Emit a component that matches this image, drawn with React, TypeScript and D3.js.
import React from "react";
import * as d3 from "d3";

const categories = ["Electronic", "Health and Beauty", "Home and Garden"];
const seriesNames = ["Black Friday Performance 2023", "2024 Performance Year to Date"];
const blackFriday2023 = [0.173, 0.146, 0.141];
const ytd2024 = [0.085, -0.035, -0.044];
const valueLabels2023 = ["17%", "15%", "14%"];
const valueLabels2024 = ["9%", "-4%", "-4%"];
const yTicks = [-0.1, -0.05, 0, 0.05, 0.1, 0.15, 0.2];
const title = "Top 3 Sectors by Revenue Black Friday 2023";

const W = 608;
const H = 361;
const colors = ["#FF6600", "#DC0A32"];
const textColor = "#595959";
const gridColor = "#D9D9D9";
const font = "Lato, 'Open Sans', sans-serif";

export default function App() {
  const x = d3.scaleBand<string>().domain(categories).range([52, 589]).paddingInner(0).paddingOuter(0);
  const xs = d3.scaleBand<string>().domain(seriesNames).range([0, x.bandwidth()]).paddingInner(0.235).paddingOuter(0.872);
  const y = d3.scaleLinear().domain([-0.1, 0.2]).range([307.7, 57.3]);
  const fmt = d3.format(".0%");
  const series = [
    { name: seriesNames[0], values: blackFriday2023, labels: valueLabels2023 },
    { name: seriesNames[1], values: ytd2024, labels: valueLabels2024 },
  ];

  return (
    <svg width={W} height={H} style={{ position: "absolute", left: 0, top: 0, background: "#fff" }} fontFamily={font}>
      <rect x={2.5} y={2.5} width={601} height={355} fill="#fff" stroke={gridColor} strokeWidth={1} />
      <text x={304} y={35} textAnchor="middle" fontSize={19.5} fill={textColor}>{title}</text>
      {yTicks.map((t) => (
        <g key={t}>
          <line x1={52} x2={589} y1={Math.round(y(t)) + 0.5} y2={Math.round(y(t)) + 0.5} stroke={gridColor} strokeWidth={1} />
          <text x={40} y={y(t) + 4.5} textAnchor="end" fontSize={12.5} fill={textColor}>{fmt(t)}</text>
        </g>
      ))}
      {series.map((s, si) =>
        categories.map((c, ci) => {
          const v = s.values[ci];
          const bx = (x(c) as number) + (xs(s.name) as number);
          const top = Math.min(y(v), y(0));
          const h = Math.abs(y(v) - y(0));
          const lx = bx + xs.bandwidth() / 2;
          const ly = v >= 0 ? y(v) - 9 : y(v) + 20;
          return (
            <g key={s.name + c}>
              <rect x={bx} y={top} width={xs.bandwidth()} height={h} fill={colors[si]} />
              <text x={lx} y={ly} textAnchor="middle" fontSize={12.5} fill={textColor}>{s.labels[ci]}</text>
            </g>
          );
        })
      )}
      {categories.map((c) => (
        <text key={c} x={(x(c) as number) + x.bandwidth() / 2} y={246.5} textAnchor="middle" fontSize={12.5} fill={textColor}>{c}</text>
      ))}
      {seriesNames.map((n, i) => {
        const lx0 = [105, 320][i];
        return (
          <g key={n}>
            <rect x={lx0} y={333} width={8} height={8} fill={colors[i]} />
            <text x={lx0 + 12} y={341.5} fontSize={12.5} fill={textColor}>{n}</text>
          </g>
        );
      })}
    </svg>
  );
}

Aim
In the listing, find all lines with the string "React" and copy them.

Result
Emit a component that matches this image, drawn with React, TypeScript and D3.js.
import React from "react";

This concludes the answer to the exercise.